Item 1.  Description of Registrant's Securities to be Registered.

 

The securities to be registered hereby are the 10.5% Series A Cumulative Perpetual Preferred Stock, par value $0.0001 per share (the “Series A Preferred Stock”) of Applied UV, Inc., a Delaware corporation (the “Registrant”).

 

A description of the Series A Preferred Stock is set forth under the captions “Description of Series A Preferred Stock” in the prospectus contained in the Registrant’s Registration Statement on Form S-1 (Registration No. 333-257197), initially filed with the Securities and Exchange Commission (the “Commission”) on June 21, 2021 and amended on June 25, 2021 and July 6, 2021 and declared effective by the Commission on July 12, 2021 and the Registrant’s Registration Statement on Form S-1MEF (Registration Statement No. 333-257862) filed pursuant to Rule 462(b) are incorporated herein by reference.

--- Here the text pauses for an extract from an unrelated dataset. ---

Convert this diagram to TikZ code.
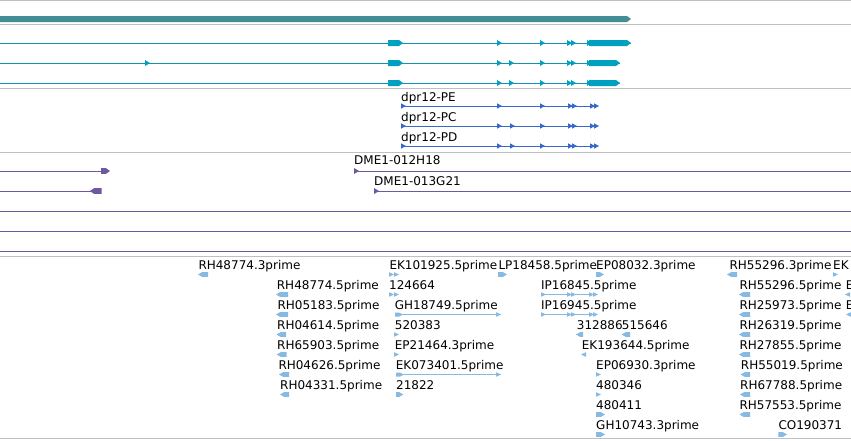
\documentclass[tikz,border=0pt]{standalone}
\usepackage{fontspec}
\setmainfont{DejaVu Sans}
\definecolor{barteal}{RGB}{65,143,148}
\definecolor{tline}{RGB}{20,145,175}
\definecolor{texon}{RGB}{0,160,192}
\definecolor{dblue}{RGB}{55,105,205}
\definecolor{purp}{RGB}{110,88,160}
\definecolor{fblue}{RGB}{135,185,225}
\definecolor{sepgray}{RGB}{192,192,192}
% right-pointing triangle: x, y, half height, colour
\newcommand\rtri[4]{\fill[#4] (#1,{#2-#3}) -- ({#1+5},#2) -- (#1,{#2+#3}) -- cycle;}
% left-pointing triangle
\newcommand\ltri[4]{\fill[#4] ({#1+5},{#2-#3}) -- (#1,#2) -- ({#1+5},{#2+#3}) -- cycle;}
% right-pointing block: x0, x1, y, half height, colour
\newcommand\rpent[5]{\fill[#5] (#1,{#3-#4}) -- ({#2-4},{#3-#4}) -- (#2,#3) -- ({#2-4},{#3+#4}) -- (#1,{#3+#4}) -- cycle;}
% left-pointing block
\newcommand\lpent[5]{\fill[#5] (#1,#3) -- ({#1+4},{#3-#4}) -- (#2,{#3-#4}) -- (#2,{#3+#4}) -- ({#1+4},{#3+#4}) -- cycle;}
\begin{document}
\begin{tikzpicture}[x=1pt,y=-1pt,
  lbl/.style={anchor=base west,inner sep=0pt,font=\fontsize{12}{14}\selectfont},
  sep/.style={draw=sepgray,line width=1pt},
  thin/.style={line width=1pt}]
\useasboundingbox (0,0) rectangle (851,440);
\fill[white] (0,0) rectangle (851,440);
\clip (0,0) rectangle (851,440);

% separators
\foreach \y in {0.6,24,88,152,256,438} {\draw[sep] (0,\y) -- (851,\y);}

% top bar
\rpent{0}{631}{19}{3}{barteal}

% teal transcripts
\foreach \y/\e in {43/631,63/620,83/620}{
  \draw[thin,tline] (0,\y) -- (\e,\y);
  \rpent{388}{403}{\y}{3}{texon}
  \rtri{497}{\y}{3}{texon}
  \rtri{540}{\y}{3}{texon}
  \rtri{567}{\y}{3}{texon}
  \rtri{571}{\y}{3}{texon}
  \rtri{587}{\y}{3}{texon}
  \rpent{589}{\e}{\y}{3}{texon}
}
\foreach \y in {63,83} {\rtri{509}{\y}{3}{texon}}
\rtri{145}{63}{3}{texon}

% dpr12 transcripts
\foreach \y/\t/\n in {106/PE/dpe,126/PC/dpc,146/PD/dpd}{
  \node[lbl] (\n) at (401,{\y-5}) {dpr12-\t};
  \draw[thin,dblue] (401,\y) -- (597,\y);
  \foreach \x in {401,497,540,568,572,590,594} {\rtri{\x}{\y}{2.7}{dblue}}
}
\foreach \y in {126,146} {\rtri{510}{\y}{2.7}{dblue}}

% purple tracks
\draw[thin,purp] (0,171) -- (102,171);
\rpent{101}{110}{171}{2.8}{purp}
\node[lbl] (dmea) at (354,164.5) {DME1-012H18};
\draw[thin,purp] (355,171) -- (851,171);
\rtri{354}{171}{3}{purp}

\draw[thin,purp] (0,191) -- (92,191);
\lpent{90}{101.7}{191}{2.8}{purp}
\node[lbl] (dmeb) at (374,185) {DME1-013G21};
\draw[thin,purp] (375,191) -- (851,191);
\rtri{374}{191}{3}{purp}

\foreach \y in {211,231,251} {\draw[thin,purp] (0,\y) -- (851,\y);}

% bottom labels
\node[lbl] (b01) at (198.3,269) {RH48774.3prime};
\node[lbl] (b02) at (389.3,269) {EK101925.5prime};
\node[lbl] (b03) at (498.3,269) {LP18458.5prime};
\node[lbl] (b04) at (596,269) {EP08032.3prime};
\node[lbl] (b05) at (729.3,269) {RH55296.3prime};
\node[lbl] (b06) at (833,269) {EK};

\node[lbl] (b11) at (276.7,289) {RH48774.5prime};
\node[lbl] (b12) at (389,289) {124664};
\node[lbl] (b13) at (541,289) {IP16845.5prime};
\node[lbl] (b14) at (739.3,289) {RH55296.5prime};
\node[lbl] (b15) at (845.7,289) {E};

\node[lbl] (b21) at (277.3,309) {RH05183.5prime};
\node[lbl] (b22) at (394.7,309) {GH18749.5prime};
\node[lbl] (b23) at (541,309) {IP16945.5prime};
\node[lbl] (b24) at (739.3,309) {RH25973.5prime};
\node[lbl] (b25) at (845.7,309) {E};

\node[lbl] (b31) at (277,329) {RH04614.5prime};
\node[lbl] (b32) at (394.7,329) {520383};
\node[lbl] (b33) at (576.7,329) {312886};
\node[lbl] (b34) at (621.7,329) {515646};
\node[lbl] (b35) at (739.3,329) {RH26319.5prime};

\node[lbl] (b41) at (277,349) {RH65903.5prime};
\node[lbl] (b42) at (394.7,349) {EP21464.3prime};
\node[lbl] (b43) at (581.7,349) {EK193644.5prime};
\node[lbl] (b44) at (739.3,349) {RH27855.5prime};

\node[lbl] (b51) at (278.3,369) {RH04626.5prime};
\node[lbl] (b52) at (395.7,369) {EK073401.5prime};
\node[lbl] (b53) at (596,369) {EP06930.3prime};
\node[lbl] (b54) at (740.7,369) {RH55019.5prime};

\node[lbl] (b61) at (280,389) {RH04331.5prime};
\node[lbl] (b62) at (396,389) {21822};
\node[lbl] (b63) at (596,389) {480346};
\node[lbl] (b64) at (740,389) {RH67788.5prime};

\node[lbl] (b71) at (596,409) {480411};
\node[lbl] (b72) at (739.3,409) {RH57553.5prime};

\node[lbl] (b81) at (596,429) {GH10743.3prime};
\node[lbl] (b82) at (778.3,429) {CO190371};

% bottom features
% row 0
\lpent{198}{208}{274.5}{2.3}{fblue}
\rtri{389}{274.5}{2.3}{fblue}
\rtri{394}{274.5}{2.3}{fblue}
\rpent{498}{507}{274.5}{2.3}{fblue}
\rpent{596}{604}{274.5}{2.3}{fblue}
\lpent{727}{737}{274.5}{2.3}{fblue}
\rtri{833}{274.5}{2.3}{fblue}
% row 1
\lpent{276}{288}{294.5}{2.3}{fblue}
\rtri{389}{294.5}{2.3}{fblue}
\rtri{394}{294.5}{2.3}{fblue}
\draw[thin,fblue] (541,294.5) -- (597,294.5);
\foreach \x in {541,567,571,589,593} {\rtri{\x}{294.5}{2.3}{fblue}}
\lpent{739}{750}{294.5}{2.3}{fblue}
\ltri{845}{294.5}{2.3}{fblue}
% row 2
\lpent{276}{288}{314.5}{2.3}{fblue}
\draw[thin,fblue] (395,314.5) -- (501,314.5);
\rpent{395}{403}{314.5}{2}{fblue}
\rtri{496}{314.5}{2.3}{fblue}
\draw[thin,fblue] (541,314.5) -- (597,314.5);
\foreach \x in {541,567,571,589,593} {\rtri{\x}{314.5}{2.3}{fblue}}
\lpent{739}{750}{314.5}{2.3}{fblue}
\ltri{846}{314.5}{2.3}{fblue}
% row 3
\lpent{276.5}{286}{334.5}{2.3}{fblue}
\rtri{394}{334.5}{2.3}{fblue}
\lpent{576}{583}{334.5}{2.3}{fblue}
\lpent{621.7}{630}{334.5}{2.3}{fblue}
\lpent{739}{750}{334.5}{2.3}{fblue}
% row 4
\lpent{276.7}{286.7}{354.5}{2.3}{fblue}
\rtri{394}{354.5}{2.3}{fblue}
\ltri{581}{354.5}{2.3}{fblue}
\lpent{739}{750}{354.5}{2.3}{fblue}
% row 5
\lpent{279}{289}{374.5}{2.3}{fblue}
\draw[thin,fblue] (396,374.5) -- (501,374.5);
\rpent{396}{404}{374.5}{2}{fblue}
\rtri{496}{374.5}{2.3}{fblue}
\rtri{596}{374.5}{2.3}{fblue}
\lpent{740.7}{750}{374.5}{2.3}{fblue}
% row 6
\lpent{280}{289}{394.5}{2.3}{fblue}
\rpent{396}{403.3}{394.5}{2.3}{fblue}
\rtri{596}{394.5}{2.3}{fblue}
\lpent{740}{750}{394.5}{2.3}{fblue}
% row 7
\rpent{596}{605}{414.5}{2.3}{fblue}
\lpent{739.5}{750}{414.5}{2.3}{fblue}
% row 8
\rpent{596}{605}{434.5}{2.3}{fblue}
\rpent{778.3}{787}{434.5}{2.3}{fblue}
\end{tikzpicture}
\end{document}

Such prospectus, in the form in which it is so filed, shall be deemed to be incorporated herein by reference.

 

Item 2.  Exhibits.

 

Pursuant to the Instructions as to Exhibits with respect to this Form 8-A, the following exhibits relating to any contracts or other documents which limit or qualify the rights of the holders of the Series A Preferred Stock are filed as set forth below subject to Rule 12b-23(c) of the Securities Exchange Act of 1934, as amended, regarding incorporation of exhibits by reference.

 

EXHIBIT INDEX

 

3.1 Certificate of Incorporation of the Registrant (incorporated by reference to Exhibit 3.1 of the Registrant’s Registration Statement on Form S-1 (File No. 333-239892) filed with the SEC as of July 16, 2020).
3.2 Amended and Restated Certificate of Incorporation of the Registrant (incorporated by reference to Exhibit 3.2 of the Registrant’s Registration Statement on Form S-1 (File No. 333-239892) filed with the SEC as of July 16, 2020).
3.3 Bylaws of the Registrant (incorporated by reference to Exhibit 3.3 of the Registrant’s Registration Statement on Form S-1 (File No. 333-239892) filed with the SEC as of July 16, 2020).
3.5 Certificate of Amendment of Certificate of Incorporation filed on June 17, 2020 (incorporated by reference to Exhibit 3.5 of the Registrant’s Registration Statement on Form S-1 (File No. 333-239892) filed with the SEC as of July 16, 2020).
3.6 Certificate of Amendment of Certificate of Incorporation filed on June 23, 2020 (incorporated by reference to Exhibit 3.6 of the Registrant’s Registration Statement on Form S-1 (File No. 333-239892) filed with the SEC as of July 16, 2020).
3.7 Certificate of Amendment of Certificate of Incorporation filed July 14, 2020 (incorporated by reference to Exhibit 3.7 of the Registrant’s Registration Statement on Form S-1 (File No. 333-239892) filed with the SEC as of July 16, 2020).
3.8* Certificate of Amendment to Amended and Restated Certificate of Incorporation (incorporated by reference to Exhibit 3.8 of the Registrant’s Registration Statement on Form S-1 (File No. 333-257197) filed with the SEC as of June 25, 2021).
3.9* Certificate of Designation, Preferences and Rights of 10.5% Series A Cumulative Perpetual Preferred Stock incorporated by reference to Exhibit 3.9 of the Registrant’s Registration Statement on Form S-1 (File No. 333-257197) filed with the SEC as of June 25, 2021).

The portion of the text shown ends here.